For two weeks the tsunami in Japan and the war in Libya have taken turns to dominate our TV screens and front pages. For a while Gaddafi's eastward advance against the rebels was displaced by reports about the threatened meltdown at the nuclear power station at Fukushima. Now enforcement of the UN's resolution to protect civilians under attack by Libyan government forces fills the news bulletins.
So only those of us listening to the 4 a.m. broadcast on the BBC World Service this morning caught the revelation that the company running the Fukushima plant, Tepco, has been failing to carry out proper safety checks for many years. As workers risk their lives in a continuing struggle to limit radiation emissions, Tepco has admitted cutting corners as part of the cost-saving regime driving its business model.
Interviewed about this story, Tim Phillips, author of Fit to Bust:How Great Companies Fail, explained the history of such collapses and scandals. Business leaders cultivate an image of success, based on dynamism and vision, to beguile investors and government officials. This view prevails in markets and the corridors of power; no-one wants to look behind the self-promotion of a profitable management team, or investigate the practices it conceals.
In cases like this, Phillips argues, a business culture can put such practices beyond inspection and public scrutiny, and make it virtually impossible for staff to question what they are being made to do. Eventually by-passing safety standards and neglecting checks becomes routine, and no-one has an interest in changing things.
Of course this is not unique to business settings. Nearly all abuse of power, in every type of organisation, is a taken-for-granted feature of the everyday. It comes as a shock to those who perpetrate abuses that they should be regarded as questionable, or that outsiders should try to hold them to account.

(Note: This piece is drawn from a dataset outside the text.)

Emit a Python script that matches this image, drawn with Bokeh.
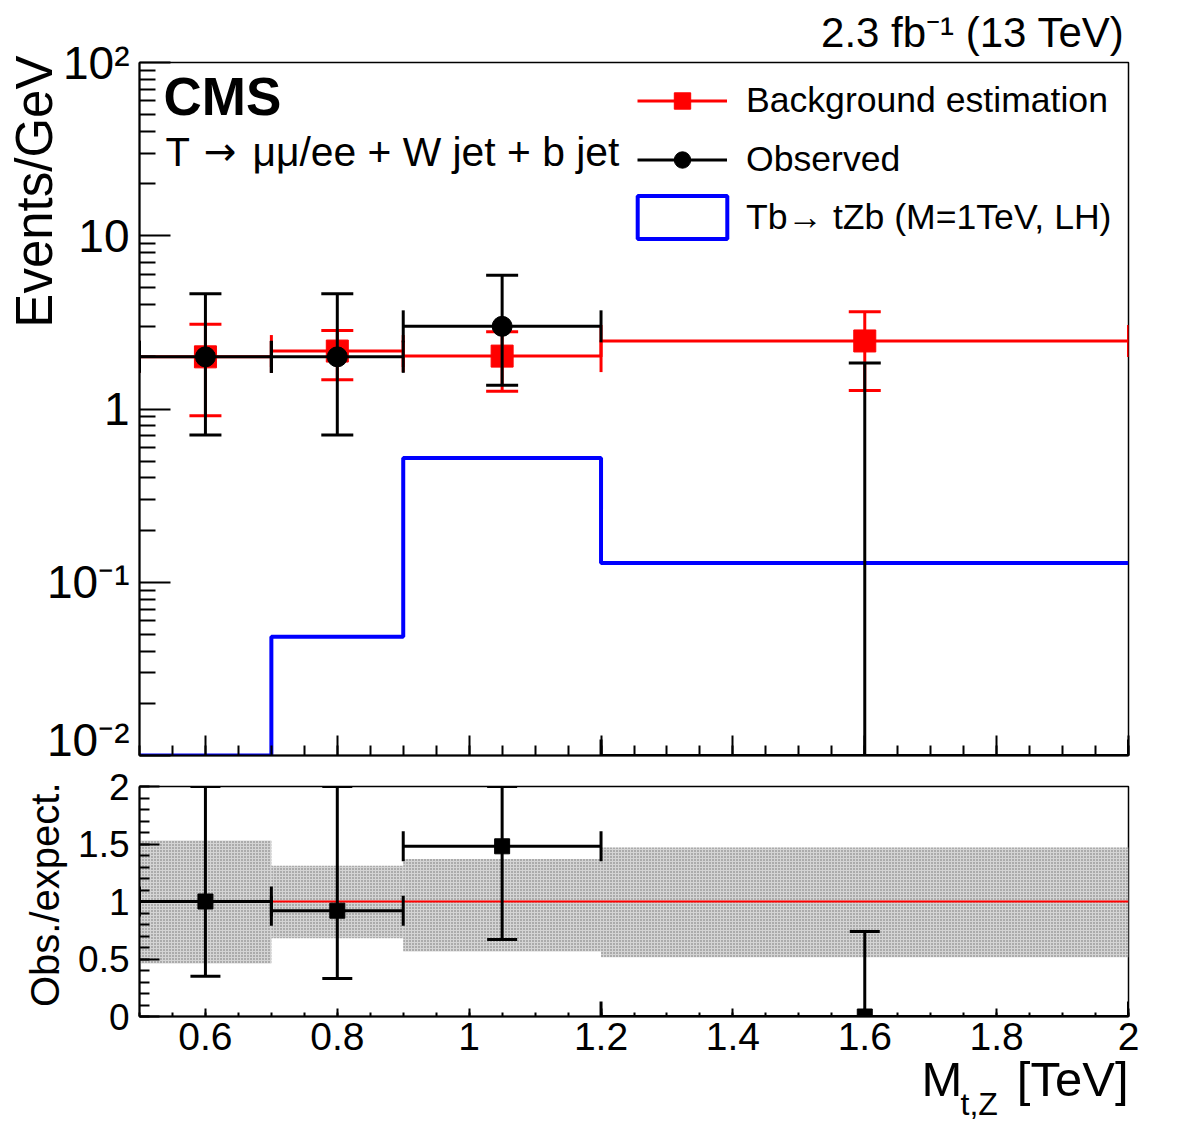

This is a common feature of the Fukushima story and the Libyan situation. Gaddafi is outraged that any citizens should claim the right to challenge him, or make him answerable for his actions. Over time he has come to believe himself to be the embodiment of the people's will, with a God-given right to define who are true Libyans, and who are traitors, scum and vermin.
Dictators discredit politics, which is why the Arab uprising, in pursuit of democratic freedoms, has been so refreshing. In our jaded political culture, where Parliament itself has been tarnished by the expenses scandal, and state services (including the NHS) tainted by examples of inhumanity, the prevailing wisdom is that markets and firms are efficient, and competition keeps organisations honest.
So the Tepco revelation is a timely reminder. It is public accountability that protects us from exploitation, exposes corruption and keeps us safe. Leaders of all kinds, business and political, are tempted to try to cover things up, and to shield themselves from scrutiny within a culture of routine abuse of power.